Four gang members convicted of assassinating journalist


On 21st October, four members of the Mara Salvatrucha criminal gang were convicted and sentenced to 20 years in prison for their participation in the murder of journalst Nicolás Humberto García. The 23-year-old indigenous community radio journalist was killed in March after refusing to join the criminal gang. García had also refused to give the gang members airtime on his radio station.

Despite this positive decision, a recent report by the Inter-American Press Association highlighted that the authorities have continued to restrict the freedoms of expression and access to public information. This situation was recently illustrated when legislator Ricardo Velásquez Parker threatened a cameraman with Telecorporación Salvadoreña. In a separate development, the Mayor of San Salvador Nayib Bukele is being investigated for allegedly playing a role in a 2015 cyberattack against two media outlets, La Prensa Gráfica and El diario de hoy.

The private sector in El Salvador appears to hold a different view of the current state of freedom of expression in the country. On 27th September, the Executive Director of the National Advertisement Council (Consejo Nacional de Publicidad) described 2016 as a good year for advertisement as a result of the prevailing respect for the freedom of expression, which is at least partly a consequence of the enabling legal framework currently in place.

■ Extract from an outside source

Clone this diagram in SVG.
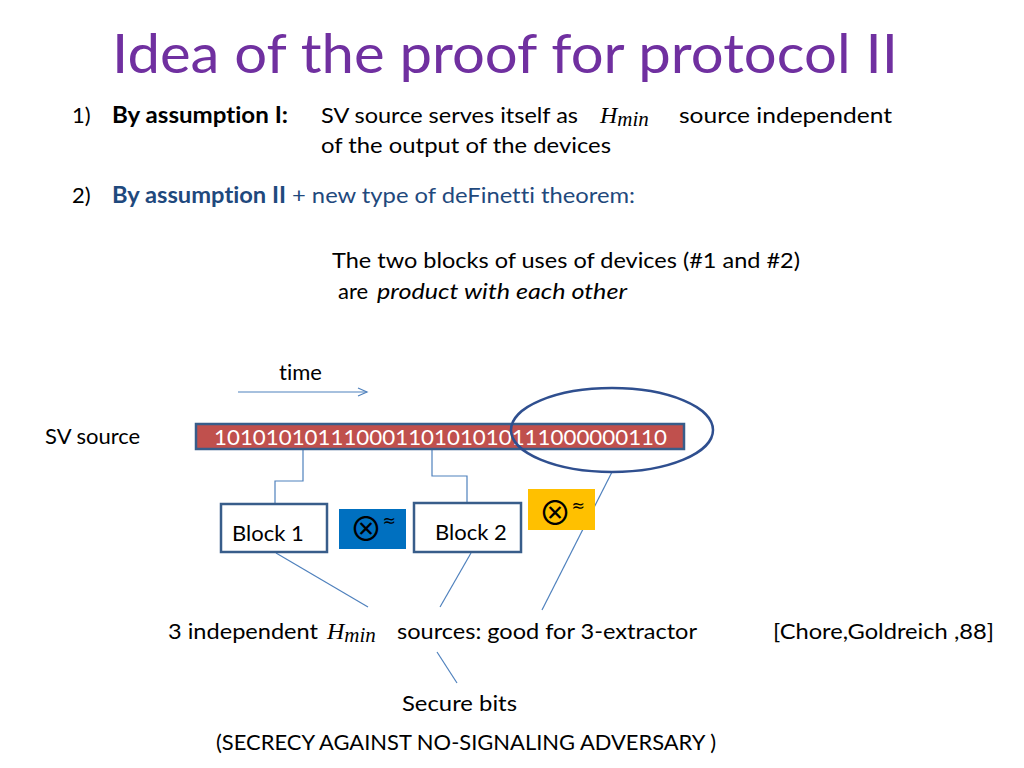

A step towards strengthening civil society in El Salvador was made with the establishment of the National CSO Council, a civil society initiative aimed at boosting participation by youth, women, indigenous people and LGBTI activists. The National CSO Council is part of a project on Civil Society Participation in the Americas Summit (PASCA), managed by RedLad and aimed at creating a Hemispheric Council of CSOs. According to Adela Lemus, a PASCA representative, the initiative is aimed at unifying efforts, building a common civil society agenda, and making a positive contribution:

'We want the OAS to stop viewing us as the groups that go to the summits to stir up a fuss.'

In September, the Foundation of Studies for Law Implementation (Fundación de Estudios para la Aplicación del Derecho, FESPAD) released a report on the situation of the freedom of association at the grassroots level. The report identified problems linked to lack of municipal regulations, the discretionary character of the CSO registration process, and interference in the autonomy of CSOs. FESPAD's report also highlights that the granting of legal personality to new CSOs is highly dependant on political affiliations, and that CSOs run by opposition leaders face more scrutiny during the registration process.

On 3rd October, an activist from the COMCAVIS Trans Association became the victim of a so-called 'express kidnapping'. The victim, one of COMCAVIS' board members, was attacked at gunpoint and kept prisoner for around two hours before being released unharmed. The organisation condemned the kidnapping as emblematic of the sorts of threats faced by LGBTI activists when pursuing their legitimate human rights work.